Your cat or dog is a member of your family, and you want to make sure that they are getting everything they need. One of their biggest needs is proper veterinary care, and in particular, routine vaccines that prevent against common diseases and infections. Keeping up with your vaccines is a good way to keep your pets healthy and free of discomfort and ailments.
Cats and dogs are susceptible to different types of diseases. Vaccines help your cat or dog develop necessary immunities to many life-threatening infections. The most commonly recommended vaccines are:
As a pet owner, you don’t have to understand the complex science behind vaccine antigens, but you should know what type of vaccines your cat or dog needs and how often they need them. Talk to your veterinarian and set up a plan for a vaccination routine. He or she will be able to tell you what core vaccines your pet absolutely needs and what noncore vaccines are a good idea, too, based on your pet’s lifestyle.
Your veterinarian may recommend additional vaccinations against diseases like feline leukemia, Lyme, or even canine influenza, if your pet’s geography and regular routines put them at risk. Outbreaks of some diseases can spread quickly throughout the animal populations. When that happens, it’s a good idea to reach out to your veterinarian and find out if your pet is at risk and if a vaccination can help. Keep an eye out in your local media for articles about animal-health issues. Your local humane society may also post bulletins of disease outbreaks in the area.

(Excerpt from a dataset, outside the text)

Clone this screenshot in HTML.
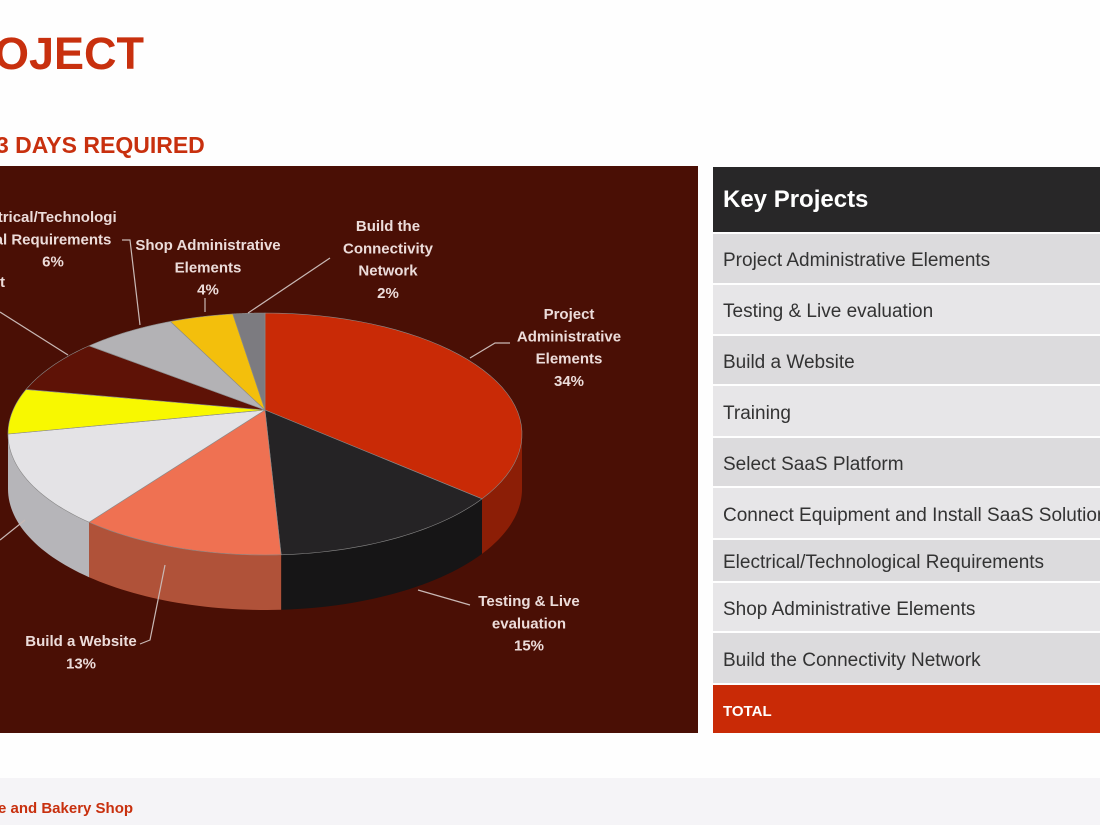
<!DOCTYPE html>
<html><head><meta charset="utf-8">
<style>
body{margin:0;width:1100px;height:825px;overflow:hidden;background:#fefefe;font-family:"Liberation Sans",sans-serif;position:relative}
.abs{position:absolute}
.row{position:absolute;left:713px;width:400px;font-size:19px;color:#333;padding-left:10px;padding-top:5px;box-sizing:border-box;display:flex;align-items:center}
</style></head><body>
<div class="abs" style="left:-6px;top:28px;font-size:45px;font-weight:bold;color:#c8300e">OJECT</div>
<div class="abs" style="left:-4px;top:132px;font-size:23px;font-weight:bold;color:#c8300e">3 DAYS REQUIRED</div>
<div class="abs" style="left:0;top:166px;width:698px;height:567px;background:#4a0f05"></div>
<svg class="abs" id="pie" style="left:0;top:0" width="700" height="740"></svg>
<div class="abs" style="left:713px;top:167px;width:400px;height:65px;background:#282728;color:#fff;font-size:24px;font-weight:bold;display:flex;align-items:center;padding-left:10px;box-sizing:border-box">Key Projects</div>
<div id="rows"></div>
<div class="abs" style="left:0;top:778px;width:1100px;height:47px;background:#f5f4f7"></div>
<div class="abs" style="left:-2px;top:800px;font-size:15px;font-weight:bold;color:#c8300e">e and Bakery Shop</div>
<script>
const categories=["Project Administrative Elements","Testing & Live evaluation","Build a Website","Training","Select SaaS Platform","Connect Equipment and Install SaaS Solution","Electrical/Technological Requirements","Shop Administrative Elements","Build the Connectivity Network"];
const values=[34,15,13,13,6,7,6,4,2];
const colors=["#c92a06","#252325","#ef7152","#e4e3e6","#f8f800","#5e1206","#b3b2b5","#f3bf0c","#7c7b80"];
const wallColors=["#8c1e06","#161516","#b05239","#b6b5b9","#b8b800","#3e0c04","#858487","#b88e08","#58575b"];
const NS="http://www.w3.org/2000/svg";
const svg=document.getElementById('pie');
const cx=265,cy=434,rx=257,ry=121,ax=265,ay=410,depth=55;
const total=values.reduce((a,b)=>a+b,0);
function pt(a){return [cx+rx*Math.cos(a),cy+ry*Math.sin(a)];}
let start=-Math.PI/2;
const slices=values.map(v=>{const s=start;const e=s+v/total*2*Math.PI;start=e;return [s,e];});
slices.forEach(([s,e],i)=>{
  const a0=Math.max(s,0),a1=Math.min(e,Math.PI);
  const segs=[[a0,a1]];
  if(e>2*Math.PI){segs.push([Math.max(s,2*Math.PI),Math.min(e,3*Math.PI)]);}
  segs.forEach(([b0,b1])=>{
    if(b1<=b0)return;
    let d="";const n=30;
    for(let k=0;k<=n;k++){const p=pt(b0+(b1-b0)*k/n);d+=(k?"L":"M")+p[0]+","+p[1];}
    for(let k=n;k>=0;k--){const p=pt(b0+(b1-b0)*k/n);d+="L"+p[0]+","+(p[1]+depth);}
    const path=document.createElementNS(NS,'path');
    path.setAttribute('d',d+"Z");path.setAttribute('fill',wallColors[i]);
    
    
    svg.appendChild(path);
  });
});
slices.forEach(([s,e],i)=>{
  let d="M"+ax+","+ay;const n=40;
  for(let k=0;k<=n;k++){const p=pt(s+(e-s)*k/n);d+="L"+p[0]+","+p[1];}
  const path=document.createElementNS(NS,'path');
  path.setAttribute('d',d+"Z");path.setAttribute('fill',colors[i]);
  path.setAttribute('stroke','#8a8a8a');path.setAttribute('stroke-width','0.6');
  
  
  svg.appendChild(path);
});
const leaders=["M470,358L495,343L510,343","M418,590L470,605","M165,565L150,640L140,644","M248,313L330,258","M205,312L205,298","M140,325L130,240L122,240","M68,355L0,312","M25,520L0,540"];
leaders.forEach(d=>{const l=document.createElementNS(NS,'path');l.setAttribute('d',d);l.setAttribute('stroke','#c9b8b5');l.setAttribute('fill','none');l.setAttribute('stroke-width','1.2');


svg.appendChild(l);});
const labels=[[569,314,["Project","Administrative","Elements"],0],[529,601,["Testing & Live","evaluation"],1],[81,641,["Build a Website"],2],[388,226,["Build the","Connectivity","Network"],8],[208,245,["Shop Administrative","Elements"],7],[53,217,["ctrical/Technologi","al Requirements"],6]];
labels.forEach(([x,y,lines,i])=>{
  const t=document.createElementNS(NS,'text');
  t.setAttribute('text-anchor','middle');t.setAttribute('font-size','15');t.setAttribute('font-weight','bold');t.setAttribute('fill','#ecdcda');
  t.setAttribute('font-family','Liberation Sans, sans-serif');
  
  
  lines.concat([Math.round(values[i]/total*100)+"%"]).forEach((ln,k)=>{const ts=document.createElementNS(NS,'tspan');ts.setAttribute('x',x);ts.setAttribute('y',y+5+k*22.3);ts.textContent=ln;t.appendChild(ts);});
  svg.appendChild(t);
});
const t2=document.createElementNS(NS,'text');t2.setAttribute('x',0);t2.setAttribute('y',287);t2.setAttribute('font-size','15');t2.setAttribute('font-weight','bold');t2.setAttribute('fill','#ecdcda');t2.textContent="t";


svg.appendChild(t2);
const rowTops=[234,285,336,386,438,488,540,583,633];
const rowH=[49,49,48,50,48,50,41,48,50];
const rows=document.getElementById('rows');
categories.forEach((c,i)=>{const r=document.createElement('div');r.className='row';r.style.top=rowTops[i]+'px';r.style.height=rowH[i]+'px';r.style.background=i%2?'#e7e6e8':'#dcdbdd';r.textContent=c;


rows.appendChild(r);});
const tot=document.createElement('div');tot.className='row';tot.style.top='685px';tot.style.height='48px';tot.style.background='#c92a06';tot.style.color='#fff';tot.style.fontSize='15px';tot.style.fontWeight='bold';tot.textContent='TOTAL';


rows.appendChild(tot);
</script>
</body></html>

Many vaccines require injections given at different intervals or boosters to keep the protection of your pet active. Think about making your next appointment before you leave the veterinarian’s office. Mark your calendar and set alarms on your computer and cell phone. These are appointments you don’t want to miss.
Recently, in the realm of veterinary science, there has been a great debate about when and how often pets should be vaccinated. The answer is that it varies from pet to pet and vaccination to vaccination. The best way to determine the right answer for your pet is to discuss your pet’s lifestyle with your veterinarian.
Because animals can't verbalize how they feel it makes it difficult to know if they’re healthy and comfortable. Be wary of any changes in your pet’s behavior: lethargy, stiffness, fever, loss of appetite, etc. These could be early signs of infection and are good reasons to make a visit to your veterinary clinic. Routine vaccines do an amazing job of keeping pets free of preventable ailments. And remember, the sooner you catch an infection, the stronger chance your pet has of recovering with the least amount of discomfort and long-term health consequences.